I won't be home for Christmas...
- natalieroseholden
- 2 days ago
- 3 min read
Everyone says Chicago summers make the rest of the year worth it, but I personally fall in love with Chicago every Christmas season. It is so magical here and there is something that feels so nostalgic about being in the city. The city is decorated so beautifully, there are so many old school, cozy restaurants that actually get busier during the holiday season, and there are some really unique Chicago holiday traditions to experience. It's like there is something in the air, and I love walking around listening to Christmas music and soaking it all in.
When I was younger I always dreamed of growing up and having my own little, quiet family to celebrate the holidays with. I pictured cooking a beautiful gourmet dinner much like what I now cook for many of my friends on a regular basis. I couldn't wait until I was old enough to have my own cozy Christmas. (I know, shocker - I am actually a completely hopeless romantic day dreamer at heart).
I grew up in a really loud, big family and our holidays were pretty chaotic. From a young age, every year around the holidays I would end up having to be the one to step up and finish the things my mom never seemed to get done in time. I ended up finishing all of the cooking of the food we were supposed to bring to the family gathering, or finishing cleaning last minute when we were hosting, while she was instead putting on makeup and doing her hair for hours. She was never ready on time and I usually had to step up and get things done for her for pretty much as long as I can remember.

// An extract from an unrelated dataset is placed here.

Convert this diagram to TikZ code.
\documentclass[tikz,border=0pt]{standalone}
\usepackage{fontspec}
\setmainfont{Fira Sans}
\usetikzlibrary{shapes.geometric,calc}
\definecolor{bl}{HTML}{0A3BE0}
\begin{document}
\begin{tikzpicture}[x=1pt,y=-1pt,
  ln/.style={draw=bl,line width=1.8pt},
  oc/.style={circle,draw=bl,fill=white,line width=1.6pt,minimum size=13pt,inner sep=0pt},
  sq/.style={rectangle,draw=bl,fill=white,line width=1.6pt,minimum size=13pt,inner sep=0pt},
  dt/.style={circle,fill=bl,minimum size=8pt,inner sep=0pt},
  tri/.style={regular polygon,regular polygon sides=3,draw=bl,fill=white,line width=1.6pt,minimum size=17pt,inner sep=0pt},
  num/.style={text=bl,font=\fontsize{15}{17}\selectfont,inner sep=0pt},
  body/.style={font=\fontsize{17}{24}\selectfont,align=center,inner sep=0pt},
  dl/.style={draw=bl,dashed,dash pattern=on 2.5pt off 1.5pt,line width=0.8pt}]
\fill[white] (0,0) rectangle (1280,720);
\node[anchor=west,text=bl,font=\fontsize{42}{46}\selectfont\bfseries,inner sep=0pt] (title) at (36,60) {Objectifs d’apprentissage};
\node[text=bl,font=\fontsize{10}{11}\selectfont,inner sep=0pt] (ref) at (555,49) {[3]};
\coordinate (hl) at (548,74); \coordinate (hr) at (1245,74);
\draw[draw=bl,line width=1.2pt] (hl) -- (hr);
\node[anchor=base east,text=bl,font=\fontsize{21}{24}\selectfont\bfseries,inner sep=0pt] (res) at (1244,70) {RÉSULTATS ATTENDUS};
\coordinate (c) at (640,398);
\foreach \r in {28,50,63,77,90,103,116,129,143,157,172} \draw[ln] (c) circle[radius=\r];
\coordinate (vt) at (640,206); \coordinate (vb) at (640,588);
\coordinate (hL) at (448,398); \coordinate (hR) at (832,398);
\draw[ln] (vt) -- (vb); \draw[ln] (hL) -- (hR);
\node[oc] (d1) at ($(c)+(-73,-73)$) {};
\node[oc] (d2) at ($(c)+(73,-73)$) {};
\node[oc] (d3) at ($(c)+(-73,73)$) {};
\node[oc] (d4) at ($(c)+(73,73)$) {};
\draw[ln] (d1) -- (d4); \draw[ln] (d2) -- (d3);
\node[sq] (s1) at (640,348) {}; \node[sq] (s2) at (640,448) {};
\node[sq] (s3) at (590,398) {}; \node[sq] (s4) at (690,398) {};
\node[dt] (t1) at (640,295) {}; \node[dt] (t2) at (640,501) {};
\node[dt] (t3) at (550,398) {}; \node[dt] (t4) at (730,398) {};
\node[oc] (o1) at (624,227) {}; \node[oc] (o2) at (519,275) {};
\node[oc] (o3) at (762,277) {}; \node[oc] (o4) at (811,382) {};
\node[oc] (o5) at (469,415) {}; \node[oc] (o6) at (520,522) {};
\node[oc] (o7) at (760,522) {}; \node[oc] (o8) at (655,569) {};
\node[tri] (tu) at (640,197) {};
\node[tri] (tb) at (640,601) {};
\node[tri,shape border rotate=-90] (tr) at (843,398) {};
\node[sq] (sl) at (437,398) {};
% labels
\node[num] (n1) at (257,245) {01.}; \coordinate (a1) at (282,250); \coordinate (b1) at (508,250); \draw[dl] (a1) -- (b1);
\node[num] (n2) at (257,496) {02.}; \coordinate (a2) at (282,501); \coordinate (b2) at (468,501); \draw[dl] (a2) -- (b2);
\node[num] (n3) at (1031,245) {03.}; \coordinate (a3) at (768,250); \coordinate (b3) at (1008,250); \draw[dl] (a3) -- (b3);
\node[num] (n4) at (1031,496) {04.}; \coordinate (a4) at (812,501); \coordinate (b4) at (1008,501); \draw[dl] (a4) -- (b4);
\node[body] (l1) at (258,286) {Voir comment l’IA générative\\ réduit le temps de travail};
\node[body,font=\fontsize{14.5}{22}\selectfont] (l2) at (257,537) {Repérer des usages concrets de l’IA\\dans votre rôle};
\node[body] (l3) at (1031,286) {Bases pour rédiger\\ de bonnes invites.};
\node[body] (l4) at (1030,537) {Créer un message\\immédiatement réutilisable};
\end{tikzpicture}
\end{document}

A few years ago I started working long hours at my last job and was on a case that had a bunch of huge deadlines around the holidays so I wasn't able to travel home for Christmas. It was kind of nice to have an excuse to have the quiet Christmas I always dreamed of. I woke up alone in my beautiful apartment with my pets, made a quiet breakfast, and enjoyed a Christmas dinner with my cousin and her husband. It was such a lovely and calm day and one of the Christmases I will always remember.
Most Thanksgivings and Christmases the last five years I have spent traveling through busy airports and staying at hotels. I have spent a lot of time with my sister and her kids for the Holidays, and if you know me, you know I am absolutely obsessed with her girls and I love being around them as much as I can. But traveling during the holidays can be exhausting. It can also feel lonely, looking around at her family and not having one of my own. I started thinking this year that if I had a husband and kids, I wouldn't be expected to travel for the holidays, just like I don't expect her to round up her kids to get on a plane to see me.
Something about that didn't quite sit right with me. I do have a family in Chicago, it just looks a bit different than that traditional family. I have many amazing friends who live here, including some who will be in Chicago solo this year, some who will be with their significant others, and some who will be with their whole families. These are the people I see on a weekly basis, who I talk to about life with every day, who are cheering for me and supporting me. All of these people have offered to spend the holidays with me and vice versa. There's such a beautiful community of people in Chicago who look out for each other and truly become each other's chosen family.
So, this year I am not flying out for the holidays. I am staying here and embracing the quiet holidays with family that I always dreamed of, even though my family looks way different than I expected when I was younger. I am hosting my two friends for Thanksgiving--a husband and wife (I am the best third wheel but still can't wait to double date all of my many couple friends). I am so excited to cook an entire Thanksgiving dinner - something I have always dreamed of doing. I have my tree up, am going to serve some amazing champagne from my collection, put on football, serve snackies, cook a turkey and all the side dishes. I can't wait.
Cheers to embracing yourself and life wherever you are, even if it is different than what you expected when you were younger.